1. Sterilize the mixing container (you can wipe it down with bleach and then rinse it well).

2. Add 3½ lbs. of bran.

3. Place 2 cups of water in a clean jar or bowl, then discard 2 Tbs of the water.

4. Add 2 tsp of molasses to water.

5. Add 2 tsp of Activated EM to water.

6. Stir or shake to blend well.

7. Combine wet and dry ingredients; mix until the bran is consistently moist.

8. Transfer to a clean plastic bag and close with a twist tie

9. Keep in a warm place

Bokashi may take from three days (if ambient temperature is 97 degrees F) to over two weeks (72-80 degree range.) When the bokashi is done it should have a clean, sweet and sour smell. If it’s doing really well, you’ll see whitish fungal threads throughout (this is mycorrhizae). If your batch has grown some fuzzy, bad smelling molds, it means something has gone wrong in the process and the batch should be discarded.

If temperatures are cooler, you can raise the temperature by putting your jar of Activated EM or bag of bokashi in a box with a 15-watt light bulb (not CFL). Make sure the light bulb won’t come into contact with a material that can catch fire easily.

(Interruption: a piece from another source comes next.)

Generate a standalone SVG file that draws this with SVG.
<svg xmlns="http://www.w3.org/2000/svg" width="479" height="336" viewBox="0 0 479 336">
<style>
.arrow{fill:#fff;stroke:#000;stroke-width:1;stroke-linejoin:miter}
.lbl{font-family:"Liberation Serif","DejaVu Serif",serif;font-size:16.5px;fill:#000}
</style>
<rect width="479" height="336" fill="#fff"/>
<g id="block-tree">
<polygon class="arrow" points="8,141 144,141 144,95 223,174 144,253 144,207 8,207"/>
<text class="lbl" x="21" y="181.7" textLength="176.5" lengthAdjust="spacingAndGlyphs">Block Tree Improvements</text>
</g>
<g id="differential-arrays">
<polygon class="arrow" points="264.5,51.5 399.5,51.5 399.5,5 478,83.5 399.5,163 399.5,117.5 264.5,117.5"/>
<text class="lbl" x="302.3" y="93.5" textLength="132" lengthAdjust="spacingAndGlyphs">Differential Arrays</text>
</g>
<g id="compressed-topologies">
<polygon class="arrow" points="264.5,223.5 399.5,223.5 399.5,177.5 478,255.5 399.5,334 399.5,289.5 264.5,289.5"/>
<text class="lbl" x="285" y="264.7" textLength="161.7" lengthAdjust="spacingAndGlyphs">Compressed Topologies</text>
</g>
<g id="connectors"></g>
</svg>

How to use bokashi to make compost

For your kitchen compost bucket, choose a container with a tight-fitting lid. Sprinkle a bit of bokashi into your kitchen compost bucket every day or so. When the bucket is full, it can be moved outdoors until it’s ready to be buried. It’s nice if the buckets—especially the outdoor bucket—has a spigot at the base to drain accumulated liquids. Keeping the bucket drained will keep odors at bay. The liquid will be loaded with friendly microbes and can be beneficially poured down drains to help keep them clean, or poured on top of the garden soil. It’s possible to buy buckets that are already tapped with spigots — a more expensive proposition — and it’s also possible to buy a spigot and install it yourself. Beer-making supply stores carry suitable spigots. However, this is more a nicety than a necessity.

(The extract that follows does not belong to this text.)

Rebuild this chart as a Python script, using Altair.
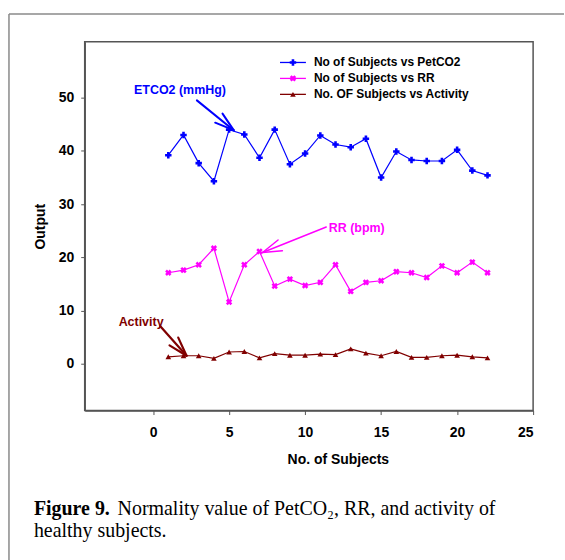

Bokashi works with yard waste, too, especially if you have a small yard like mine. In the fall, I put leaves and extra garden waste into clean plastic garbage bags and add bokashi to them. Vermin don’t seem to be too interested in bags of decaying leaves and tomato vines, so the bags remain unmolested. I place these bags of composting leaves on top of root vegetables in late fall to keep the plants warmer for later harvest. Sometimes these plants over-winter under the bags of decomposing leaves.

Using the compost

If you’re accustomed to compost looking like the stuff that comes in bags from the garden store—dark, loose, lightweight soil—the sight of bokashi compost will not impress you. It more resembles exactly what it is—rotting plant material. But you won’t have to look at it long because the next step is to bury it:

In the garden, dig a shovel-wide trench to a depth of five or six inches. Add an inch or two of bokashi compost and work it into the soil at the bottom of the trench. You can plant seeds or seedlings in the composted area after two weeks or so. Once the compost is underground, the decomposition process speeds up, especially in warm weather.

You can also work the bokashi into the soil around established plants.

If you’ve made more than you can use in a few months, share it with a friend, or dry it by spreading it on a tarp. However, moist bokashi works better. The one time I dried it, it didn’t have as much capacity to control odors.